If successful, history will be made again.

Nergis Firtina
NASA prepares to break the sound barrier with Lockheed Martin’s X-59
NASA’s X-59.

NASA 

With the help of NASA’s QueSST mission, aeronautical innovators hope to break the sound barrier once more, but this time in a totally different fashion that could one day allow all of us to fly by air at speeds equal to or faster than any of the X-1 pilots who went supersonic.

“That first supersonic flight was such a tremendous achievement, and now you look at how far we’ve come since then. What we’re doing now is the culmination of so much of their work,” said Catherine Bahm, an aeronautical engineer at NASA’s Armstrong Flight Research Center in California.

It will be a historic moment, if successful

NASA intends to use QueSST to demonstrate that the X-59 can fly faster than sound without producing the generally loud sonic booms that led to the prohibition of supersonic flying over land in 1973.

The Bell X-1 that was flown on the historic supersonic flight on Oct. 14, 1947.

NASA  

The X-59 will be flown over a number of neighborhoods as part of the plan to see how residents respond to the softer “thump” it makes, assuming they notice anything at all.

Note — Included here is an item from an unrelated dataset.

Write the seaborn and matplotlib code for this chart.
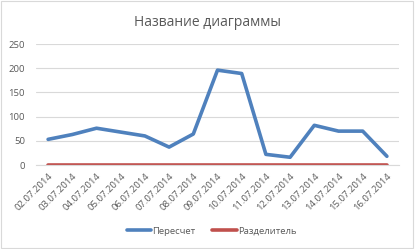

Regulators will be informed of their comments and may then write new regulations to lift the restriction.

“And when that happens it will mark another historic milestone in flight, potentially opening a new era in air travel, where airline passengers might hop on a supersonic jet at breakfast time in Los Angeles to make a lunchtime reservation in New York City,” says NASA.

The first attempt was 75 years ago

NASA stated that the Bell X-1 rocket plane was traveling faster than the speed of sound when a small group of researchers from the National Advisory Committee for Aeronautics (NACA), NASA’s predecessor organization, heard the thunder crack.

On October 14, 1947, the joint X-1 team of NACA, the Air Force, which had been founded that year as well, and Bell engineers and pilots broke the sound barrier, which some had claimed was impossible to break through.

“We’ve kind of been stuck with our airliners at about Mach.8 for the past almost 50 years, so being able to get there – wherever there is – much faster is still kind of an unfulfilled dream,” said Peter Coen, NASA’s mission integration manager for QueSST.

“With the X-59 flying on the QueSST mission, I think we’re ready to break the sound barrier once again,” Coen also added.